Indonesian Chamber of Commerce and Industry (Kadin) deputy chairwoman Shinta Kamdani reminded that the expansion might not last long as market confidence was still relatively low and purchasing power was still far from normal. Nevertheless, Kadin is optimistic that the Indonesian economy will perform better in the fourth quarter of 2020 as the government will boost spending and stimulus disbursement.

Meanwhile, Finance Minister Sri Mulyani projected that the economy would start to book positive growth in the fourth quarter, with the third quarter likely to book another contraction. The economy is predicted to grow between minus 1.1 percent and 0.2 percent for the whole year.

 

Govt, House agree to return banking supervision to BI
Koran Tempo, Economy and Businses page 

The House of Representatives is drafting the third amendment to Law No. 23/1999 on Bank Indonesia (BI) that will transfer banking supervision from the Financial Services Authority to Bank Indonesia.

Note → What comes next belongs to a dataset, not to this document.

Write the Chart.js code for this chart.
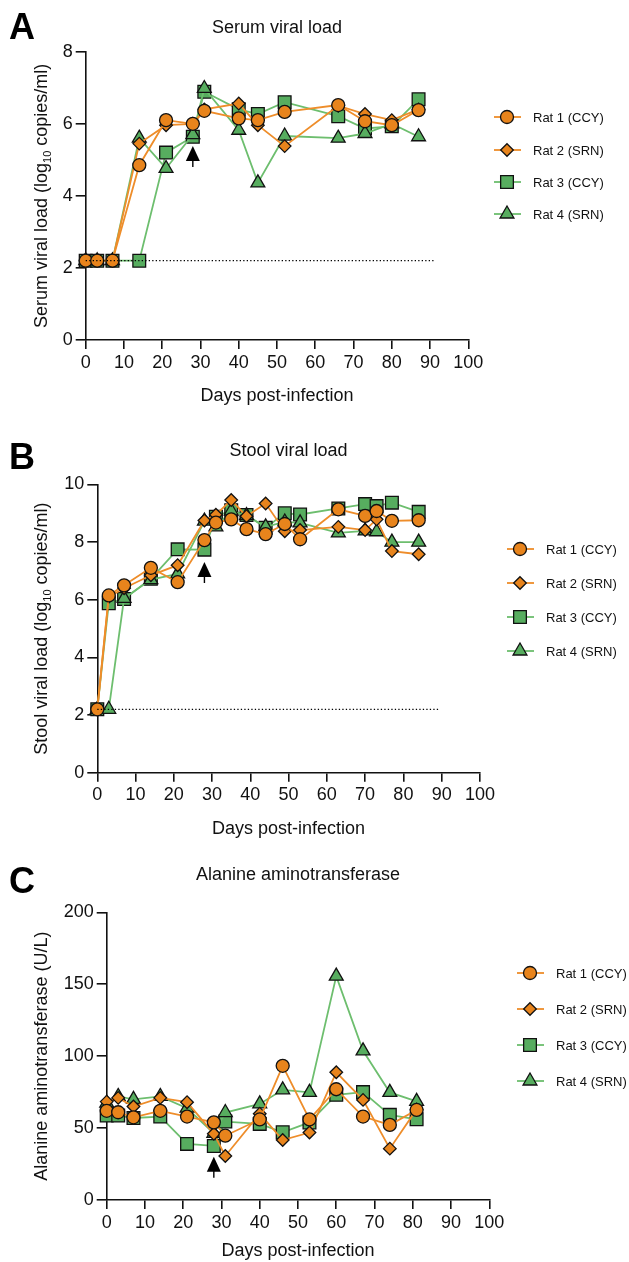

Initially, the government planned to submit an omnibus bill to rearrange the financial authorities in the country, but it would take too long. Then, the government planned to issue a government regulation in lieu of law (Perppu) to return banking supervision to Bank Indonesia.

However, issuing too many Perppu could create negative sentiments in the market. Therefore, the House took the initiative to draft an amendment to the 1999 BI Law, according to House Legislation Body (Baleg) deputy chairman according to Achmad Baidlowi

Baidlowi also said the draft amendment would revisit the independency of BI, saying “We often say that BI is independent, but it is like a country within a country. So, it needs to be changed by introducing a coordination mechanism between BI and the government.

 

Investment, financing key to sustaining agriculture
The Jakarta Post, p. 1 

The Indonesian agriculture sector is in desperate need of increased investment and financing, despite having proven resilient during the pandemic. The agriculture sector grew 2.19 percent year-on-year in the second quarter of this year, at a time when Indonesia's GDP contracted 5.3 percent.

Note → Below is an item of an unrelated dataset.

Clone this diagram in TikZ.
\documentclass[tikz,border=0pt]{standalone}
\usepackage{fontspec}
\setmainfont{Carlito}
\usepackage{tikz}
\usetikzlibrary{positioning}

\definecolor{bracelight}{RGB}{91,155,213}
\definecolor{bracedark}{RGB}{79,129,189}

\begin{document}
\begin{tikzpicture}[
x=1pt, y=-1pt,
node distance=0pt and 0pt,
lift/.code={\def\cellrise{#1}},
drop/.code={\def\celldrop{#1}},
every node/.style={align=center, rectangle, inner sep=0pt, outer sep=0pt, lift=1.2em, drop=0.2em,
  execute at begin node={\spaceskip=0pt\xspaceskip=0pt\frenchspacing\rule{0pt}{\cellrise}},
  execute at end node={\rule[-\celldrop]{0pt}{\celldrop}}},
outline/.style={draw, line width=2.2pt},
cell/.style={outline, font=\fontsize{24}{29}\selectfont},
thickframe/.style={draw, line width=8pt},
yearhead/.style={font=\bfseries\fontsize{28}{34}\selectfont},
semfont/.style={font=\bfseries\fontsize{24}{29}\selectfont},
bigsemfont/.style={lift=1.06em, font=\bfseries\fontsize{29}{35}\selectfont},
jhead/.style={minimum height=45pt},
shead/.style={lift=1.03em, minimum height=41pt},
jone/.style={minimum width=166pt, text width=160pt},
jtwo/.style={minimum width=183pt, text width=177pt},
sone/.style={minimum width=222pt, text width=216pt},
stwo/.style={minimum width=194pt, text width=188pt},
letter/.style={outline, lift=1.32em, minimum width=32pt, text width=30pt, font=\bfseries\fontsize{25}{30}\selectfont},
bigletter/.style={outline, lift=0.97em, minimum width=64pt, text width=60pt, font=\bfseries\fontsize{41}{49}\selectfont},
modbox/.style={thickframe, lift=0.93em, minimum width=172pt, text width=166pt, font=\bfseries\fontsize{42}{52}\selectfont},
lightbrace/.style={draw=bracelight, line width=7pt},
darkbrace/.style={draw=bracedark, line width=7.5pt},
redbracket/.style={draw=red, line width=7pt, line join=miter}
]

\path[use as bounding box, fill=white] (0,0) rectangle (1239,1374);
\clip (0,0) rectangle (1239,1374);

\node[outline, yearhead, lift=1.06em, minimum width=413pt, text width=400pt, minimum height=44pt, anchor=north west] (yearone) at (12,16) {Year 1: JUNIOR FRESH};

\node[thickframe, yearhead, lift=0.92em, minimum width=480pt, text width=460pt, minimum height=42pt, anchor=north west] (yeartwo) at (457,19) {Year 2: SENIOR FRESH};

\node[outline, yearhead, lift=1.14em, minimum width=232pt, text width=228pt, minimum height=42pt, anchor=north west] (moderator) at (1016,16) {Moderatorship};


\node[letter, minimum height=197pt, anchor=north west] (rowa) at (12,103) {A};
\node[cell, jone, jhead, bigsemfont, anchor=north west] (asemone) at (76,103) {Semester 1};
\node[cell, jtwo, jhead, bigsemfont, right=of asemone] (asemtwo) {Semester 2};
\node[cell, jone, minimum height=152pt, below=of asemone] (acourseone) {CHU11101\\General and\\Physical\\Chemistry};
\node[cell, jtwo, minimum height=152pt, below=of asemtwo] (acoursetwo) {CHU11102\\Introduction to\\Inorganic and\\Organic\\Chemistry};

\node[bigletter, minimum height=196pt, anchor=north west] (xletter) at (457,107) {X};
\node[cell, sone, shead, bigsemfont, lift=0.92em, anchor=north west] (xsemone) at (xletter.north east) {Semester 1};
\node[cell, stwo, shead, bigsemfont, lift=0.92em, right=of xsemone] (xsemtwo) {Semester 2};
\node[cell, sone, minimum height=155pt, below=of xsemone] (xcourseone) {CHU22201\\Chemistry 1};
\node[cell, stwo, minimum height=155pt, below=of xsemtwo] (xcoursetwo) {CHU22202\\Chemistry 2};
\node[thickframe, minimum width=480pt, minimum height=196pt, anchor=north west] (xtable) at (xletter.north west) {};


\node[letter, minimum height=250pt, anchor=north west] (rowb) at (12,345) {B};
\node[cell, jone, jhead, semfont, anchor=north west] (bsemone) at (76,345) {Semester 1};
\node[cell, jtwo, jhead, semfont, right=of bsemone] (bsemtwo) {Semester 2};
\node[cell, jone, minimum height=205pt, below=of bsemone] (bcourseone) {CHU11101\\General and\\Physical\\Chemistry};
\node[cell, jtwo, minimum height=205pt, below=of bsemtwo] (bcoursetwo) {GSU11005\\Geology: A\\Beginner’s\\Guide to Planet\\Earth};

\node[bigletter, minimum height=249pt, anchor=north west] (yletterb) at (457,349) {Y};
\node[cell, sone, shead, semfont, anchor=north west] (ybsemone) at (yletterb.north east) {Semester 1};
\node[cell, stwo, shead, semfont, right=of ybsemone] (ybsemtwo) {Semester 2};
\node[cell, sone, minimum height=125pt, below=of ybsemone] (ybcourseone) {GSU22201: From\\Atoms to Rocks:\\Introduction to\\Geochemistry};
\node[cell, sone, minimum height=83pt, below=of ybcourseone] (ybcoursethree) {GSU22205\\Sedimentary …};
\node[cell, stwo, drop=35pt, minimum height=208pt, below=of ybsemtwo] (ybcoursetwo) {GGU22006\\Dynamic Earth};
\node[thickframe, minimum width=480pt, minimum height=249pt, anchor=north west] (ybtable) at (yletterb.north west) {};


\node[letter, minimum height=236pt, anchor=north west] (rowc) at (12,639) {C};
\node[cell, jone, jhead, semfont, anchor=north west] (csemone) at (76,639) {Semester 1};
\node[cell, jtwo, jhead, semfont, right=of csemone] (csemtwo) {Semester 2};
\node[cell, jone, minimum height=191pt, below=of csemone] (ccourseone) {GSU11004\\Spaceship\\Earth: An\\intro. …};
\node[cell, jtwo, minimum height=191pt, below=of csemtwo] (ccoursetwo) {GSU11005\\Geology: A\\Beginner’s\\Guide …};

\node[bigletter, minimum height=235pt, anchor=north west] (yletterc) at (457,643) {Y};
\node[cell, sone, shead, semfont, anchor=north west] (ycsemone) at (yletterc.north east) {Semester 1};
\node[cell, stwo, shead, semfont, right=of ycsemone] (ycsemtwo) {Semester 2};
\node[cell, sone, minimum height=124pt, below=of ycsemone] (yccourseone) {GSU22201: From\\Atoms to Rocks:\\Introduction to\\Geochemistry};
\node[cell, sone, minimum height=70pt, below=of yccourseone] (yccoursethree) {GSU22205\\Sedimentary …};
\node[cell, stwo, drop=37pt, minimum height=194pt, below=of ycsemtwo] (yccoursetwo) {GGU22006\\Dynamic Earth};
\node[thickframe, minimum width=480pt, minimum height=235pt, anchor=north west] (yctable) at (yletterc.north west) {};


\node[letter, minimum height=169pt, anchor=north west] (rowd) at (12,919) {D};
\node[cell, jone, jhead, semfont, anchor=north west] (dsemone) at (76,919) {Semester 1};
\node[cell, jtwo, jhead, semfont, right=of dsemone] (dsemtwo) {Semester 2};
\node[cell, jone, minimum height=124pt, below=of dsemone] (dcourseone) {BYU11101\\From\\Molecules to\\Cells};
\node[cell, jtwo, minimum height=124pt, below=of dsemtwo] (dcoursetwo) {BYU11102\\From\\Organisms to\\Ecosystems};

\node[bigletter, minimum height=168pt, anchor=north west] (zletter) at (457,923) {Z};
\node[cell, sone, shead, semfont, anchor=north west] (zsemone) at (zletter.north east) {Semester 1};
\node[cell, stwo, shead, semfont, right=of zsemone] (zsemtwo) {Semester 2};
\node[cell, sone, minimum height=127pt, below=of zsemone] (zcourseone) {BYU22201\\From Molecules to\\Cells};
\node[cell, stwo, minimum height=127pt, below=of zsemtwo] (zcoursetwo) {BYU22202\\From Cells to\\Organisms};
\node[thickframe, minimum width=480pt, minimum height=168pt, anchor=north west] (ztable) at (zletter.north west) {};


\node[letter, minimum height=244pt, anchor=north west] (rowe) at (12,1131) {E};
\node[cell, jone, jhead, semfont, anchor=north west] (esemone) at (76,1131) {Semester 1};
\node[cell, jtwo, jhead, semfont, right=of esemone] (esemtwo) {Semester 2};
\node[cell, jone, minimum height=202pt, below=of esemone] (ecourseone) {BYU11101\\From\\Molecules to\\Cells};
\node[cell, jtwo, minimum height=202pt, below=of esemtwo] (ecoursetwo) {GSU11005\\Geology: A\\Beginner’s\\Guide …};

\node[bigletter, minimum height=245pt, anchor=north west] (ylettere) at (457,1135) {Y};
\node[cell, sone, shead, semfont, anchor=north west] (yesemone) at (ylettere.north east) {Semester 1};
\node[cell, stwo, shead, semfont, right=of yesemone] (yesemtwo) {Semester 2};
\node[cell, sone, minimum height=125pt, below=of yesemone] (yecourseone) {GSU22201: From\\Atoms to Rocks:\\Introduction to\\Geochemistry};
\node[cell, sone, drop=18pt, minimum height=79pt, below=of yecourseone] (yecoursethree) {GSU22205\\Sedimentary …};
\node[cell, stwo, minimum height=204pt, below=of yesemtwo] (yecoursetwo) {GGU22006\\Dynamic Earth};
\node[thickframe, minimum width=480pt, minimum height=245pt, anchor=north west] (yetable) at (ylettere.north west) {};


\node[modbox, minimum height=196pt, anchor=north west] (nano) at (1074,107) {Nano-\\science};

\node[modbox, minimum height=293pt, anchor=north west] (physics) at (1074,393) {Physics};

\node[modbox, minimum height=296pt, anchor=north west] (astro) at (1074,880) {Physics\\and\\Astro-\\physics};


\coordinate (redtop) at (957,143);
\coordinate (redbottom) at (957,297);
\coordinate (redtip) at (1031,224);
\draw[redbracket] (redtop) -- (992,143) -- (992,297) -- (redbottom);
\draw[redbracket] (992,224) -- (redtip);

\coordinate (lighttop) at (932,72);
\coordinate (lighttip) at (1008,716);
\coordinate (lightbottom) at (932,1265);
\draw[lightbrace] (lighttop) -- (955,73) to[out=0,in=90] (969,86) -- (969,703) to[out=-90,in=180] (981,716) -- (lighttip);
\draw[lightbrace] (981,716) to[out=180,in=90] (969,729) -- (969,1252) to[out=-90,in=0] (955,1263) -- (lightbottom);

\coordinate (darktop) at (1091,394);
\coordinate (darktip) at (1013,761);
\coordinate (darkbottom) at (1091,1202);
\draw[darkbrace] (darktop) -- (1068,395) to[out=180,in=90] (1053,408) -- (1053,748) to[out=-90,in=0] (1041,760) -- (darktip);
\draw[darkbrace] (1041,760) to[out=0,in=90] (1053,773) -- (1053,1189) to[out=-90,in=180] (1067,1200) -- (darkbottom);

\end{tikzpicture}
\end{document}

"These promising figures demonstrate that agriculture can become a powerful engine to resuscitate the economy. Not only has the sector proven its hardiness during the crisis, it has the potential to create additional jobs and employ millions more workers," said Agriculture Minister Syahrul Yasin Limpo during a virtual talk hosted by The Jakarta Post.

However, the sector has suffered from a low appetite for investment, especially from foreign investors. In 2019, foreign direct investment (FDI) in the sector accounted for just 3 percent of total FDI, according to data from the Investment Coordinating Board (BKPM).

Felippa Amanta, the head of research at the Center for Indonesian Policy Studies (CIPS), said investment in agricultural innovation could boost farmers’ productivity. As many as 20,000 farmers who have partnered with food and beverage company PT Nestlé Indonesia for more than 30 years in Lampung have produced 1.2 tons coffee per hectare each year, according to the think tank’s 2019 study. Their productivity has doubled from 0.5 tons per ha.

Despite being an agricultural powerhouse, Indonesia has seen productivity decline for some crops, including the country’s main staple, rice, with productivity dropping 1.74 percent to 5.65 tons per ha in 2019 from 2018, according to data from Statistics Indonesia (BPS).